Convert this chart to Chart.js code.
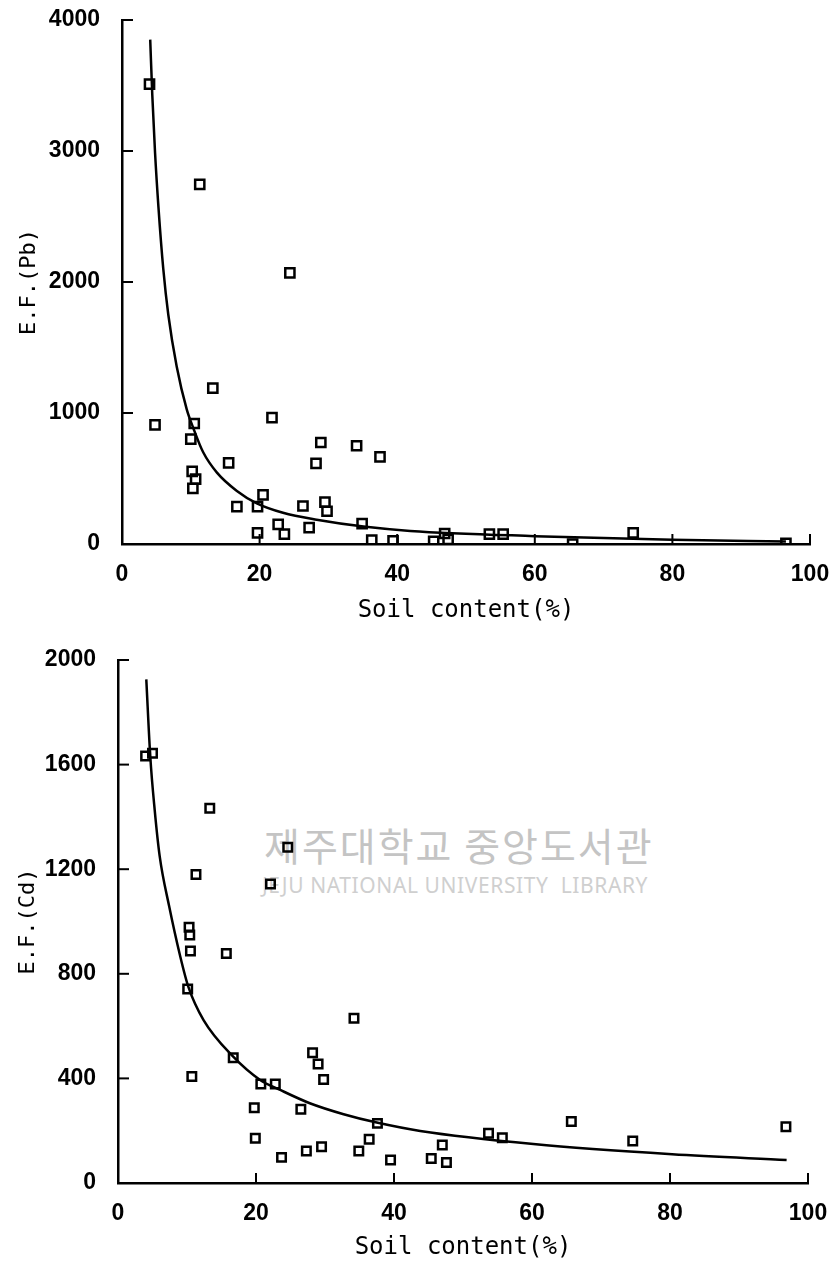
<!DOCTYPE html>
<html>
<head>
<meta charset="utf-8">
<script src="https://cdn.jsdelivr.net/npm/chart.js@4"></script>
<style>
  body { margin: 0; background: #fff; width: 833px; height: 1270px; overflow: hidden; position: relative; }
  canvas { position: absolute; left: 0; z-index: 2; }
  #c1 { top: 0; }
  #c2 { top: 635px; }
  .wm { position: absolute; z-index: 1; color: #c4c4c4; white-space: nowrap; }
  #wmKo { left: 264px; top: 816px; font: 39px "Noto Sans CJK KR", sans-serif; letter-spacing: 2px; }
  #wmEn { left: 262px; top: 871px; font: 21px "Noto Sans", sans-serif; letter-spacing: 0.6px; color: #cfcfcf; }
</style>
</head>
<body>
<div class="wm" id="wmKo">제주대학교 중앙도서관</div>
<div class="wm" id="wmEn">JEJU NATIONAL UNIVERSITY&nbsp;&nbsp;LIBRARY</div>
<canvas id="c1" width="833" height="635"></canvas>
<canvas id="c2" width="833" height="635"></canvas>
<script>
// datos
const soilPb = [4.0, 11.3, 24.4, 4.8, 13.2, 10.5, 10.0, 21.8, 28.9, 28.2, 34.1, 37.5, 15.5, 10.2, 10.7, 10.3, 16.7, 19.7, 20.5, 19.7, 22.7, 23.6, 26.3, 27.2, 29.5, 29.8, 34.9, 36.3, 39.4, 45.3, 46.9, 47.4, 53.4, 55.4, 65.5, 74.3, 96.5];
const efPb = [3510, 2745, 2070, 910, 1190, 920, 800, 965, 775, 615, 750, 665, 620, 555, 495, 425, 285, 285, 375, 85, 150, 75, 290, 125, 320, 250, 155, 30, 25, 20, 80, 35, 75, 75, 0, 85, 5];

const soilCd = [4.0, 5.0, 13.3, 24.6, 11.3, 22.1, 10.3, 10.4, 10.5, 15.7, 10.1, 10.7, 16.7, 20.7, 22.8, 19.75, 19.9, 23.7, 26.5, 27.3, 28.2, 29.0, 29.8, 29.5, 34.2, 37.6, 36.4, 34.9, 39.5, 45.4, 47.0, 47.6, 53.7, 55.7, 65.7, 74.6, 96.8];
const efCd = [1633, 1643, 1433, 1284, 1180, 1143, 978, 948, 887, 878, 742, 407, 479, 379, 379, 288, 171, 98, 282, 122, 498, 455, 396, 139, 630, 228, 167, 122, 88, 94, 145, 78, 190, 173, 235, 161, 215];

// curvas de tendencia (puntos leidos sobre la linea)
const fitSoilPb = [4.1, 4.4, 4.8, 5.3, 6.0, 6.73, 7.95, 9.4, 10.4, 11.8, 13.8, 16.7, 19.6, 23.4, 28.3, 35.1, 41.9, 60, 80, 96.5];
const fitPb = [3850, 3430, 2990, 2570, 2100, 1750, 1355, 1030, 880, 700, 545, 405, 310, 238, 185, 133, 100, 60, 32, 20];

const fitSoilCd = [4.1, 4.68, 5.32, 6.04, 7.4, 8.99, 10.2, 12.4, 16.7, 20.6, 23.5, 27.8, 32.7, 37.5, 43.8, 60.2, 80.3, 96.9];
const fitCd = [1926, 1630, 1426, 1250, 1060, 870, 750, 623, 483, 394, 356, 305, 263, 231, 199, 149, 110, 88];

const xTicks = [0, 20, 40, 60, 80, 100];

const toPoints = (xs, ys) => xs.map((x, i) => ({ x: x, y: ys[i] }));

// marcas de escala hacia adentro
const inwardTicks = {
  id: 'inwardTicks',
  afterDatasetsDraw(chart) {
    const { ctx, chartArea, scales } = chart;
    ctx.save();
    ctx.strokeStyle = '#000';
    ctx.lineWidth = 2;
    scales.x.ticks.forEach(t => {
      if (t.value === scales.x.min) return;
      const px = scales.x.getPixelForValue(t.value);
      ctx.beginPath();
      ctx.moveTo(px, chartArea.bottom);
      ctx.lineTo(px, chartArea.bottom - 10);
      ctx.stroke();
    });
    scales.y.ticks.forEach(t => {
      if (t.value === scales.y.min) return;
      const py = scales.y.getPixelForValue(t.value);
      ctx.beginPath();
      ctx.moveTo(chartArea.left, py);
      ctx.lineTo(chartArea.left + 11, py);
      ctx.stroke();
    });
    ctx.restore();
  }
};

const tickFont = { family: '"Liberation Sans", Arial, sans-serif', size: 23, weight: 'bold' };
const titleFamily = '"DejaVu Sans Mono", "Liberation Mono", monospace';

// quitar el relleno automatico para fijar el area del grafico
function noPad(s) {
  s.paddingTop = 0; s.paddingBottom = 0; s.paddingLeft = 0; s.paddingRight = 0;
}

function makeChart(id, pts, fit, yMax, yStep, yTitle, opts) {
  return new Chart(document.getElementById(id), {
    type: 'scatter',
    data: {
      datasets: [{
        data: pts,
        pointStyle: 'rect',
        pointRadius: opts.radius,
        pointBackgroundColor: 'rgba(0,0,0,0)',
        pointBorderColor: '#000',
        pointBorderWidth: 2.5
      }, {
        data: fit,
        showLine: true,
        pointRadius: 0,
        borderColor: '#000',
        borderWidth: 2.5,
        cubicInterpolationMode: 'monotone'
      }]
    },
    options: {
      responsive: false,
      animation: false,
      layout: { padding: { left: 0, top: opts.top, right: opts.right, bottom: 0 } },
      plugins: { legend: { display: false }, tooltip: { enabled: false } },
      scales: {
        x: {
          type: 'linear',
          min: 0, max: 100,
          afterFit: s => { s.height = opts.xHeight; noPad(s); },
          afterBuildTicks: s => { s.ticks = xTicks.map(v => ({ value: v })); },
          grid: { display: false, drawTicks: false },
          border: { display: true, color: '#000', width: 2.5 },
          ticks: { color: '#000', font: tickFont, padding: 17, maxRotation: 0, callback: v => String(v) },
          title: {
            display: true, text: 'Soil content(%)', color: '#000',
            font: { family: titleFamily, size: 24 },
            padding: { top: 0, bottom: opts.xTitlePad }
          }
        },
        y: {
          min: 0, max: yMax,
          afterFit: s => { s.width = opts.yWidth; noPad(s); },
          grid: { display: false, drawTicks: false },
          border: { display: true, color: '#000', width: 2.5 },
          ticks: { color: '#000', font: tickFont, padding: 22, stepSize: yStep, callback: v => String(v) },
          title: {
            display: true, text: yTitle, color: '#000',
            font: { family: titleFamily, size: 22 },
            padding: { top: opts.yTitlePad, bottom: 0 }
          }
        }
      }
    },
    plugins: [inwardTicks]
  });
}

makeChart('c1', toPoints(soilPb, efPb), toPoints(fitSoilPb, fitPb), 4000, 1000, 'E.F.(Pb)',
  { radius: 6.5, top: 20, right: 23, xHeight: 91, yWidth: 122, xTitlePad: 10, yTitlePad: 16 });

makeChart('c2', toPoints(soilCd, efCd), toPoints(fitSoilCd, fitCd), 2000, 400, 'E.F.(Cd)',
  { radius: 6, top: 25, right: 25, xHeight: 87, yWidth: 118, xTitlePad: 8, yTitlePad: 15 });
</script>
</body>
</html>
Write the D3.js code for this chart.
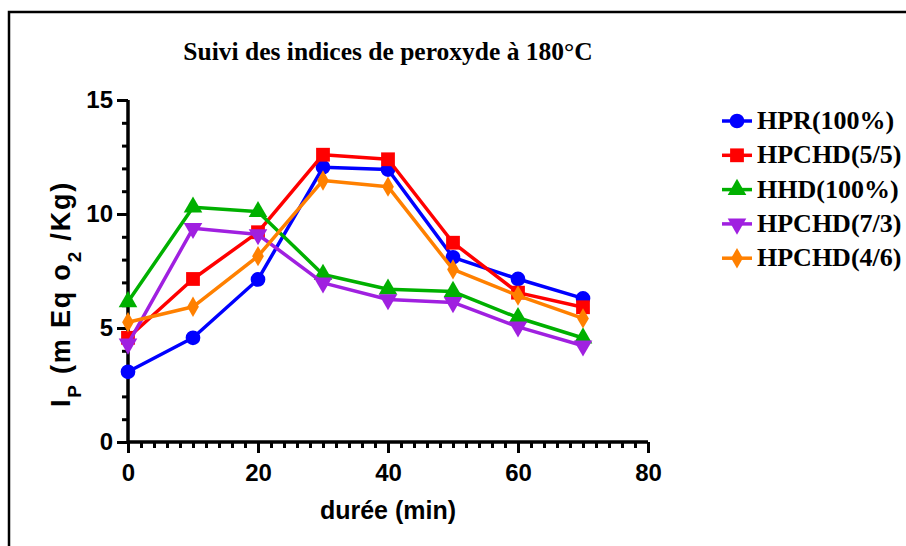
= = = = =
== Required work ==
Do not include images; quote all of the entries above exactly.

== Answer to this task ==
Convert this chart to Chart.js code.
<!DOCTYPE html>
<html>
<head>
<meta charset="utf-8">
<script src="https://cdn.jsdelivr.net/npm/chart.js@4"></script>
<style>
  body { margin: 0; background: #fff; width: 833px; height: 1270px; overflow: hidden; position: relative; }
  canvas { position: absolute; left: 0; z-index: 2; }
  #c1 { top: 0; }
  #c2 { top: 635px; }
  .wm { position: absolute; z-index: 1; color: #c4c4c4; white-space: nowrap; }
  #wmKo { left: 264px; top: 816px; font: 39px "Noto Sans CJK KR", sans-serif; letter-spacing: 2px; }
  #wmEn { left: 262px; top: 871px; font: 21px "Noto Sans", sans-serif; letter-spacing: 0.6px; color: #cfcfcf; }
</style>
</head>
<body>
<div class="wm" id="wmKo">제주대학교 중앙도서관</div>
<div class="wm" id="wmEn">JEJU NATIONAL UNIVERSITY&nbsp;&nbsp;LIBRARY</div>
<canvas id="c1" width="833" height="635"></canvas>
<canvas id="c2" width="833" height="635"></canvas>
<script>
// datos
const soilPb = [4.0, 11.3, 24.4, 4.8, 13.2, 10.5, 10.0, 21.8, 28.9, 28.2, 34.1, 37.5, 15.5, 10.2, 10.7, 10.3, 16.7, 19.7, 20.5, 19.7, 22.7, 23.6, 26.3, 27.2, 29.5, 29.8, 34.9, 36.3, 39.4, 45.3, 46.9, 47.4, 53.4, 55.4, 65.5, 74.3, 96.5];
const efPb = [3510, 2745, 2070, 910, 1190, 920, 800, 965, 775, 615, 750, 665, 620, 555, 495, 425, 285, 285, 375, 85, 150, 75, 290, 125, 320, 250, 155, 30, 25, 20, 80, 35, 75, 75, 0, 85, 5];

const soilCd = [4.0, 5.0, 13.3, 24.6, 11.3, 22.1, 10.3, 10.4, 10.5, 15.7, 10.1, 10.7, 16.7, 20.7, 22.8, 19.75, 19.9, 23.7, 26.5, 27.3, 28.2, 29.0, 29.8, 29.5, 34.2, 37.6, 36.4, 34.9, 39.5, 45.4, 47.0, 47.6, 53.7, 55.7, 65.7, 74.6, 96.8];
const efCd = [1633, 1643, 1433, 1284, 1180, 1143, 978, 948, 887, 878, 742, 407, 479, 379, 379, 288, 171, 98, 282, 122, 498, 455, 396, 139, 630, 228, 167, 122, 88, 94, 145, 78, 190, 173, 235, 161, 215];

// curvas de tendencia (puntos leidos sobre la linea)
const fitSoilPb = [4.1, 4.4, 4.8, 5.3, 6.0, 6.73, 7.95, 9.4, 10.4, 11.8, 13.8, 16.7, 19.6, 23.4, 28.3, 35.1, 41.9, 60, 80, 96.5];
const fitPb = [3850, 3430, 2990, 2570, 2100, 1750, 1355, 1030, 880, 700, 545, 405, 310, 238, 185, 133, 100, 60, 32, 20];

const fitSoilCd = [4.1, 4.68, 5.32, 6.04, 7.4, 8.99, 10.2, 12.4, 16.7, 20.6, 23.5, 27.8, 32.7, 37.5, 43.8, 60.2, 80.3, 96.9];
const fitCd = [1926, 1630, 1426, 1250, 1060, 870, 750, 623, 483, 394, 356, 305, 263, 231, 199, 149, 110, 88];

const xTicks = [0, 20, 40, 60, 80, 100];

const toPoints = (xs, ys) => xs.map((x, i) => ({ x: x, y: ys[i] }));

// marcas de escala hacia adentro
const inwardTicks = {
  id: 'inwardTicks',
  afterDatasetsDraw(chart) {
    const { ctx, chartArea, scales } = chart;
    ctx.save();
    ctx.strokeStyle = '#000';
    ctx.lineWidth = 2;
    scales.x.ticks.forEach(t => {
      if (t.value === scales.x.min) return;
      const px = scales.x.getPixelForValue(t.value);
      ctx.beginPath();
      ctx.moveTo(px, chartArea.bottom);
      ctx.lineTo(px, chartArea.bottom - 10);
      ctx.stroke();
    });
    scales.y.ticks.forEach(t => {
      if (t.value === scales.y.min) return;
      const py = scales.y.getPixelForValue(t.value);
      ctx.beginPath();
      ctx.moveTo(chartArea.left, py);
      ctx.lineTo(chartArea.left + 11, py);
      ctx.stroke();
    });
    ctx.restore();
  }
};

const tickFont = { family: '"Liberation Sans", Arial, sans-serif', size: 23, weight: 'bold' };
const titleFamily = '"DejaVu Sans Mono", "Liberation Mono", monospace';

// quitar el relleno automatico para fijar el area del grafico
function noPad(s) {
  s.paddingTop = 0; s.paddingBottom = 0; s.paddingLeft = 0; s.paddingRight = 0;
}

function makeChart(id, pts, fit, yMax, yStep, yTitle, opts) {
  return new Chart(document.getElementById(id), {
    type: 'scatter',
    data: {
      datasets: [{
        data: pts,
        pointStyle: 'rect',
        pointRadius: opts.radius,
        pointBackgroundColor: 'rgba(0,0,0,0)',
        pointBorderColor: '#000',
        pointBorderWidth: 2.5
      }, {
        data: fit,
        showLine: true,
        pointRadius: 0,
        borderColor: '#000',
        borderWidth: 2.5,
        cubicInterpolationMode: 'monotone'
      }]
    },
    options: {
      responsive: false,
      animation: false,
      layout: { padding: { left: 0, top: opts.top, right: opts.right, bottom: 0 } },
      plugins: { legend: { display: false }, tooltip: { enabled: false } },
      scales: {
        x: {
          type: 'linear',
          min: 0, max: 100,
          afterFit: s => { s.height = opts.xHeight; noPad(s); },
          afterBuildTicks: s => { s.ticks = xTicks.map(v => ({ value: v })); },
          grid: { display: false, drawTicks: false },
          border: { display: true, color: '#000', width: 2.5 },
          ticks: { color: '#000', font: tickFont, padding: 17, maxRotation: 0, callback: v => String(v) },
          title: {
            display: true, text: 'Soil content(%)', color: '#000',
            font: { family: titleFamily, size: 24 },
            padding: { top: 0, bottom: opts.xTitlePad }
          }
        },
        y: {
          min: 0, max: yMax,
          afterFit: s => { s.width = opts.yWidth; noPad(s); },
          grid: { display: false, drawTicks: false },
          border: { display: true, color: '#000', width: 2.5 },
          ticks: { color: '#000', font: tickFont, padding: 22, stepSize: yStep, callback: v => String(v) },
          title: {
            display: true, text: yTitle, color: '#000',
            font: { family: titleFamily, size: 22 },
            padding: { top: opts.yTitlePad, bottom: 0 }
          }
        }
      }
    },
    plugins: [inwardTicks]
  });
}

makeChart('c1', toPoints(soilPb, efPb), toPoints(fitSoilPb, fitPb), 4000, 1000, 'E.F.(Pb)',
  { radius: 6.5, top: 20, right: 23, xHeight: 91, yWidth: 122, xTitlePad: 10, yTitlePad: 16 });

makeChart('c2', toPoints(soilCd, efCd), toPoints(fitSoilCd, fitCd), 2000, 400, 'E.F.(Cd)',
  { radius: 6, top: 25, right: 25, xHeight: 87, yWidth: 118, xTitlePad: 8, yTitlePad: 15 });
</script>
</body>
</html>
Write the D3.js code for this chart.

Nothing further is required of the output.